Jackie — 3.5 Gavels 87% Rotten Tomatoes

       Movies often present the unexpected.  I approached this movie expecting to compare Jackie to Princess Diana.  Why?  Consider the apparent fairy tale life, the adoring press and public, the unfaithful husband, the fierce protection of their children from the paparazzi, and the tragedy that befell both.  This was not that movie.

Jackie is a very brief snapshot of her life at the time of the death of her husband.  It is a depiction of the events from the assassination to the funeral and shortly thereafter.  Warning:  The shots that killed Kennedy and its effects are graphically and sickeningly displayed.  The blood on Jackie’s bright pink dress contrasted with the white colors in the White House presents some amazing photography but also pictures you may not soon forget.

While she won an Oscar for her performance in Black Swan, Natalie Portman has never been my favorite actress. The performance in this movie is Oscar worthy, deserving of the attention she is receiving.  Her presence reminds me of Halle Berry in Monster’s Ball or Charlize Theron in Monster.
Much of this movie is shot with a very tight camera focused on the face of a distraught widow.
While I was expecting a biography, this movie is much more a study of grief.  We have all seen this kind of pain before; you are likely to remember your feelings as your worked your way through the death of loved ones.  Perhaps the director knew we could only tolerate so much and kept the movie to a short 1 hour 35 minutes.

I was 13 at the time of the death of President Kennedy and, like 911, I can tell you where I was when I heard the news.  Jackie accurately depicts that all of America watched the events of the next few days; school was cancelled so the nation could watch the funeral and mourn together.  Little did we know of the assassinations and attempts on our political figures that would occur over the coming years.  This was unfathomable!

Of course, there are other actors.  Peter Sarsgaard as Robert Kennedy, Billy Crudup as the journalist and John Hurt as the Priest fill out the movie nicely.  And wouldn’t you know that they would have to go to Denmark to find Caspar Phillipson who looks and sounds like John Kennedy.  I would like to have seen much more of him.  We likely will if they make a movie Kennedy, but this is Jackie and it is all Portman, all the time.

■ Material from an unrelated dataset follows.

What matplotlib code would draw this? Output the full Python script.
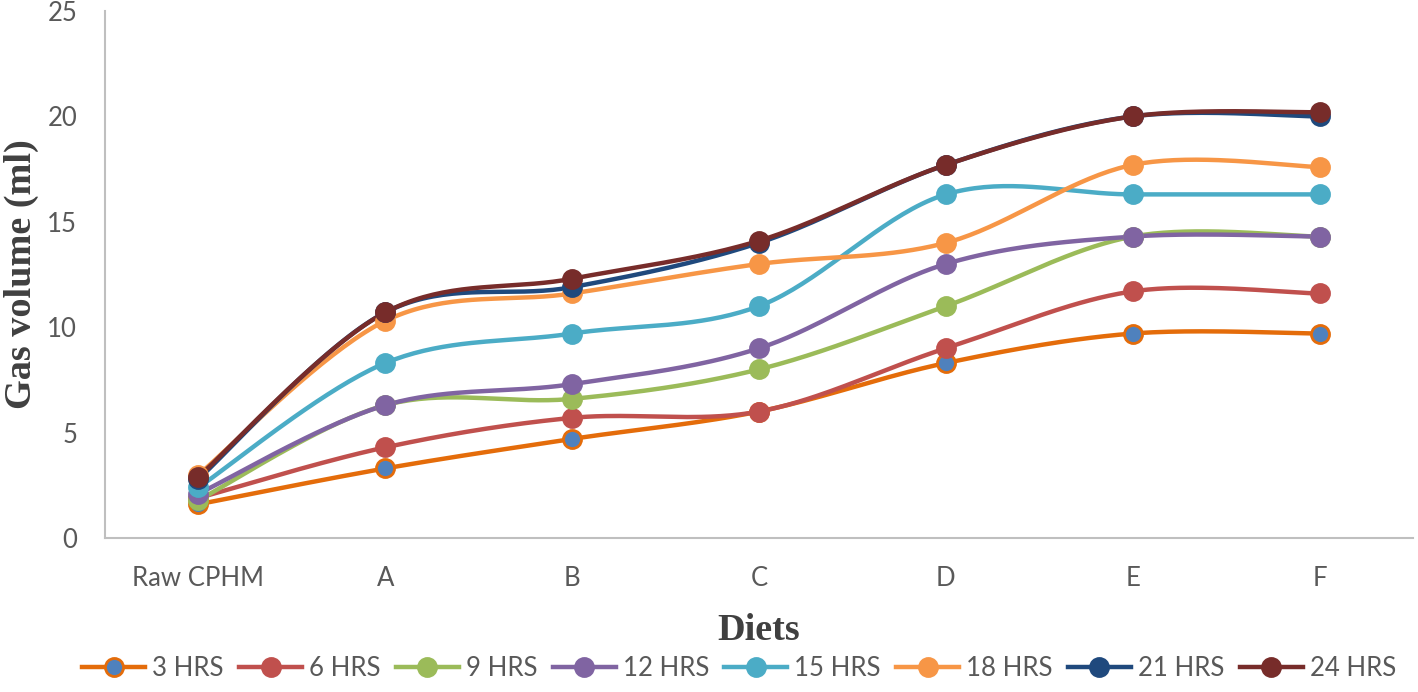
import numpy as np
import matplotlib
matplotlib.use("Agg")
import matplotlib.pyplot as plt
from matplotlib.lines import Line2D

categories = ["Raw CPHM", "A", "B", "C", "D", "E", "F"]
series_names = ["3 HRS", "6 HRS", "9 HRS", "12 HRS", "15 HRS", "18 HRS", "21 HRS", "24 HRS"]

hrs3 = [1.6, 3.3, 4.7, 6.0, 8.3, 9.7, 9.7]
hrs6 = [1.9, 4.3, 5.7, 6.0, 9.0, 11.7, 11.6]
hrs9 = [1.8, 6.3, 6.6, 8.0, 11.0, 14.3, 14.3]
hrs12 = [2.1, 6.3, 7.3, 9.0, 13.0, 14.3, 14.3]
hrs15 = [2.4, 8.3, 9.7, 11.0, 16.3, 16.3, 16.3]
hrs18 = [3.0, 10.3, 11.6, 13.0, 14.0, 17.7, 17.6]
hrs21 = [2.8, 10.7, 11.9, 14.0, 17.7, 20.0, 20.0]
hrs24 = [2.9, 10.7, 12.3, 14.1, 17.7, 20.0, 20.2]

values = [hrs3, hrs6, hrs9, hrs12, hrs15, hrs18, hrs21, hrs24]
line_colors = ["#E46C0A", "#C0504D", "#9BBB59", "#8064A2", "#4BACC6", "#F79646", "#1F497D", "#772C2A"]
face_colors = ["#4F81BD", "#C0504D", "#9BBB59", "#8064A2", "#4BACC6", "#F79646", "#1F497D", "#772C2A"]


def smooth(x, y, n=40):
    x = np.asarray(x, float)
    y = np.asarray(y, float)
    xs, ys = [], []
    m = len(x)
    for i in range(m - 1):
        p0 = np.array([x[max(i - 1, 0)], y[max(i - 1, 0)]])
        p1 = np.array([x[i], y[i]])
        p2 = np.array([x[i + 1], y[i + 1]])
        p3 = np.array([x[min(i + 2, m - 1)], y[min(i + 2, m - 1)]])
        c1 = p1 + (p2 - p0) / 6.0
        c2 = p2 - (p3 - p1) / 6.0
        t = np.linspace(0, 1, n)[:, None]
        b = ((1 - t) ** 3) * p1 + 3 * ((1 - t) ** 2) * t * c1 + 3 * (1 - t) * t ** 2 * c2 + t ** 3 * p2
        xs.append(b[:, 0])
        ys.append(b[:, 1])
    return np.concatenate(xs), np.concatenate(ys)


fig = plt.figure(figsize=(14.18, 6.92), dpi=100)
ax = fig.add_axes([105 / 1418, 1 - 538 / 692, (1413 - 105) / 1418, (538 - 11) / 692])

xpos = np.arange(len(categories))
for name, vals, lc, fc in zip(series_names, values, line_colors, face_colors):
    sx, sy = smooth(xpos, vals)
    ax.plot(sx, sy, color=lc, lw=3.2, solid_capstyle="round", zorder=2)
    ax.plot(xpos, vals, linestyle="none", marker="o", markersize=13,
            markerfacecolor=fc, markeredgecolor=lc, markeredgewidth=2.0, zorder=3)

ax.set_xlim(-0.5, len(categories) - 0.5)
ax.set_ylim(0, 25)
ax.set_yticks([0, 5, 10, 15, 20, 25])
ax.set_xticks(xpos)
ax.set_xticklabels(categories)
tick_font = "Lato"
for lab in ax.get_xticklabels() + ax.get_yticklabels():
    lab.set_fontfamily(tick_font)
    lab.set_fontsize(18.5)
    lab.set_color("#595959")
ax.tick_params(axis="both", length=0)
ax.tick_params(axis="y", pad=20)
ax.tick_params(axis="x", pad=20)

for s in ["top", "right"]:
    ax.spines[s].set_visible(False)
for s in ["left", "bottom"]:
    ax.spines[s].set_color("#BFBFBF")
    ax.spines[s].set_linewidth(1.5)

ax.set_ylabel("Gas volume (ml)", family="Liberation Serif", fontweight="bold",
              fontsize=27.5, color="#404040")
ax.yaxis.set_label_coords((39 - 105) / 1308, 0.5)
ax.set_xlabel("Diets", family="Liberation Serif", fontweight="bold",
              fontsize=27.5, color="#404040")
ax.xaxis.set_label_coords(0.5, (538 - 613) / 527)

handles = [Line2D([0], [0], color=lc, lw=3.2, marker="o", markersize=13,
                  markerfacecolor=fc, markeredgecolor=lc, markeredgewidth=2)
           for lc, fc in zip(line_colors, face_colors)]
leg = fig.legend(handles, series_names, loc="center", bbox_to_anchor=(0.5 + 30 / 1418, 1 - 668 / 692),
                 ncol=8, frameon=False, handlelength=2.45, columnspacing=0.6, handletextpad=0.27,
                 prop={"family": tick_font, "size": 18.5})
for t in leg.get_texts():
    t.set_color("#595959")

fig.savefig("out.png", dpi=100)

It is not a spoiler to let you know that, at the end, Jackie wants the whole world to remember their time in the White House as Camelot.  However, she only wants you to remember the good times and that they will never been seen again. Jackie does not seem to recognize that we do remember the good times of Camelot but that we also remember that Camelot ends with King Arthur heading for battle with Lancelot.  One of them must surely die.  Not exactly a happily ever after ending.

So, see this movie at your own peril.  While it is well done, it still violates Rule No. 2 (See review of 1/2/17).